The Ministry of Defence (MoD) is committed to protecting and enhancing SSSIs under its control and is currently working closely with English Nature to review factors affecting MoD SSSIs and to develop an action plan for consideration by the Minister's Environment and Conservation Advisory Group (MECAG) to meet the PSA target. This approach is supported by the joint declaration of intent between the MoD and English Nature signed in July 2002. Action has already taken place to address unfavourable condition on many sites. In the last year, for example, the MoD has been a proactive partner in the EU Life partnership on Salisbury Plain, improving the condition of chalk grasslands, and the Heritage Lottery's Fund Tomorrow's Heathland Heritage, which has enabled improvements to be made to many heathland MoD SSSIs in Hampshire, Dorset and Berkshire.
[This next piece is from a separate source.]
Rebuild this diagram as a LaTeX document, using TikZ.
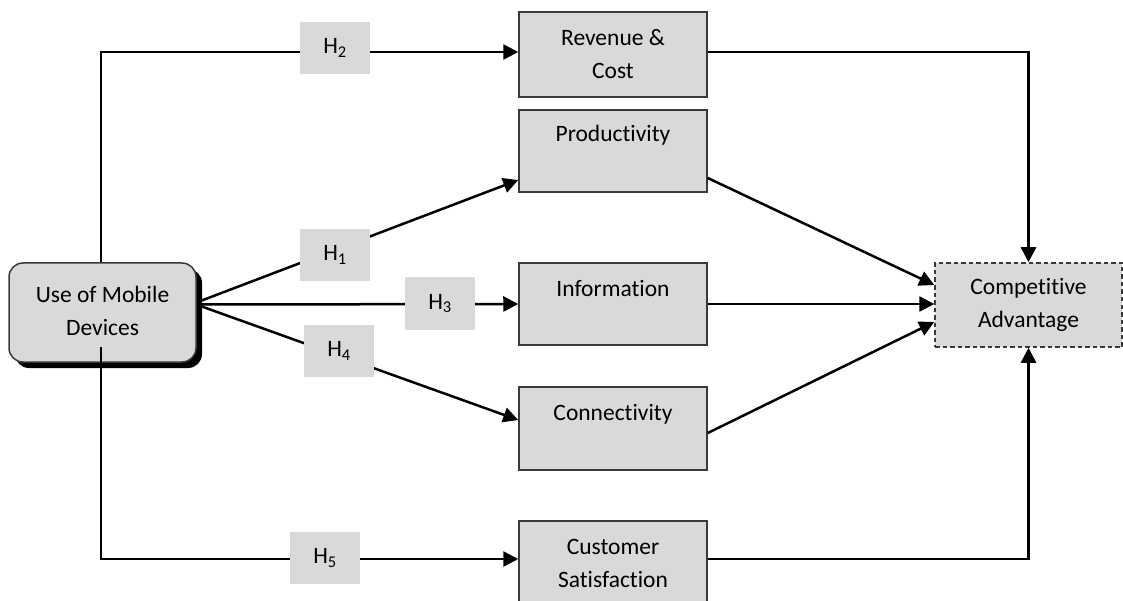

Locally, the MoD has over 120 conservation groups covering the defence estate where statutory bodies such as English Nature, and non governmental organisations such as the RSPB and Wildlife Trusts are standing members. Many projects to improve the condition of SSSIs are carried out under the direction of these groups with funding from the establishment budgets or from the rural elements of the estate strategy (REES) project.

Defra and English Nature will continue to work closely with the wide range of organisations that can contribute to achieving the PSA target over the period from now to 2010 and beyond.